First, think of your job as manufacturing decisions. The more efficient you are at producing high-quality decisions, the more valuable you will be — even if that isn’t in your explicit job description or KPI. There may not be a straight line to your success, but your boss will think of you as a person who gets the really important stuff done — even if your boss doesn’t understand how you make it happen.
Second, think of your job primarily as projects and secondarily as ongoing activities. Shrink the time you spend on ongoing, flat activities to the minimum possible so that you can dedicate your time to projects that require you to produce high-quality decisions. Don’t think of projects as onerous additions to your calendar but rather think of ongoing work as the task you need to cost/time-reduce to leave room for the truly important tasks that are central to the modern decision factory. And help your subordinates migrate in this direction too — you will be doing them a big favor.
Third, spend time and energy on building your skill in choice chartering. It is a key to managerial effectiveness in the modern economy. With your people, make sure you explain clearly the choices you have made and then what choices they need to make, why and by when. Make it clear that their job is to make choices that reinforce your choice. Offer to help them if they need it. They will love you for your clarity and your help in making them more effective.

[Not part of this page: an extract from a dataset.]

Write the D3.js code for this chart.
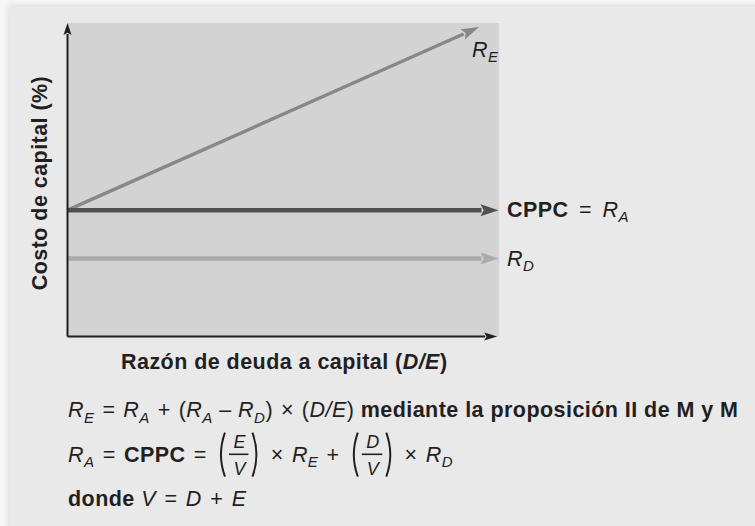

Perhaps counterintuitively, proactively help your boss become better at choice chartering. I have written about this recently in Harvard Business Review. Your boss may be dreadful at choice structuring. To make yourself more effective, you have to help your boss be better. If it is not clear what choice your boss needs you to contemplate and make, push your boss to be clearer. It will help your boss get better work from you and that will make both of you better off.
Regardless of where you sit in the managerial organization of your company, if you do these three things, you will help unclog your organization and contribute to it leaning productively into the future. If not, you will encourage the business world to continue to see itself as it now does — busy, behind, and ponderous.